Tony starts out with, "Could I have an elephant?"  Daddy gives him several reasons as to why an elephant would not be a good choice for their small apartment.  So Tony makes another suggestion - "How about a pony?" and receives the same response.  So Tony moves on - a 20 foot python, a flock of sheep, a dolphin, or a flamingo.  For every animal Tony asks for, Daddy comes up with a good reason not to have that particular pet.  Finally Tony says, "Maybe we should get something small," to which his father responds that something small was just what he was thinking.

Tony says, "Puppies are small," and Daddy agrees. In the end Tony and his dad are headed off to the pet store to start the search for puppy.

This is a great book to introduce the responsibility of pet ownership to your children. In a fun and silly manner it shows them that different animals need different things and as the owner, you are responsible for providing their needs and that sometimes an animal's requirements just aren't practical in a home designed for humans. Also, reasonable discussion and making compromises are good lessons that can be discussed.

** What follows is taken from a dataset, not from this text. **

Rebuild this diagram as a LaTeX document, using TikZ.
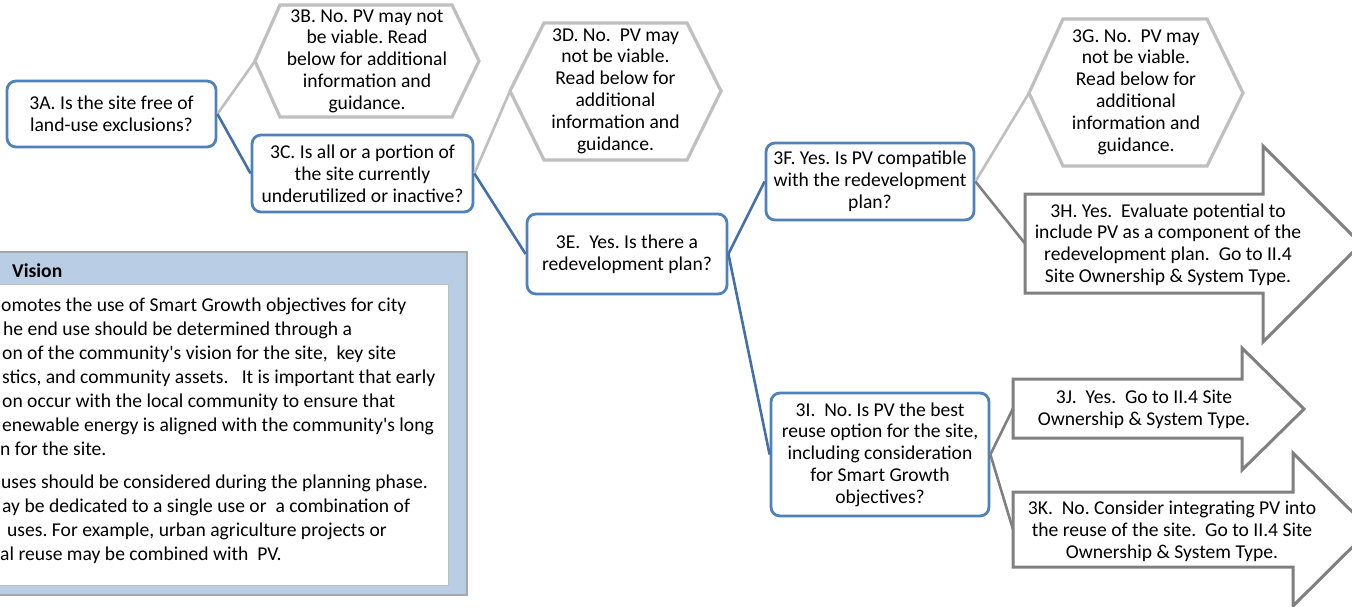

Marylin Hafners illustrations are colorful and humorous and will quickly make Daddy, Could I Have an Elephant? a favorite read.

Happy Reading,
Miss Laurie

Daddy, Could I Have an Elephant? can be checked out at any Lake County Public Library, or click here and with your library card number and PIN you can place a hold for easy pickup at your favorite branch.

Monday, July 16, 2012

THE GRANNYMAN by Judith Schachner

Lexile:     AD610
Pages:     32
Ages:      4 - 8
AR Quiz No. 34576 EN Fiction
  IL: LG - BL: 4.1 - AR Pts: 0.5
  AR Quiz Types: RP

I am a cat lover. A really BIG cat lover! Given the time and money, I could be the "Crazy Cat Lady!" : ) But, even if I wasn't cat-crazy, The Grannyman would still fall into my Top Five Favorite Children's Books of All Time!

Simon is an old Siamese cat. An OLD cat! He has lived with his loving family for a long time, and they have pampered and loved him and he has loved them right back. But Simon is tired. Things just don't work like they used to. He goes through his memories, one by one - he remembers being a kitten, the runt of the litter with the runny nose and crooked tail, that no one wanted. He remembers how happy he was when a nice couple thought he was just perfect and took him into their loving home, loving him even through all the trials and tribulations of cathood - clawing the furniture, climbing the drapes, and eating the houseplants. He has had the perfect nine lives. But now he is old, mostly blind, toothless; he sees no reason to go on, until . . . .

What's that smell? Hey, it's a kitten! WELL! Simon decides that maybe he isn't quite done yet. I mean, if he gives up now who will teach this kitten to be a proper CAT?  Simon teaches the kitten about life - from the milk saucer to the litterbox. His loving care of the kitten earns him a new name: The Grannyman.

You can teach your children so much from this book! It starts with the lesson that you don't have to be perfect - even if your tail is crooked there is someone out there that will love you. Then there's the lesson that everyone needs a purpose in life, to feel needed and useful. And last but not least - that old age should be respected and revered - your elders have much they can teach you.

Anyone who has ever owned and loved a cat will surely be delighted with The Grannyman.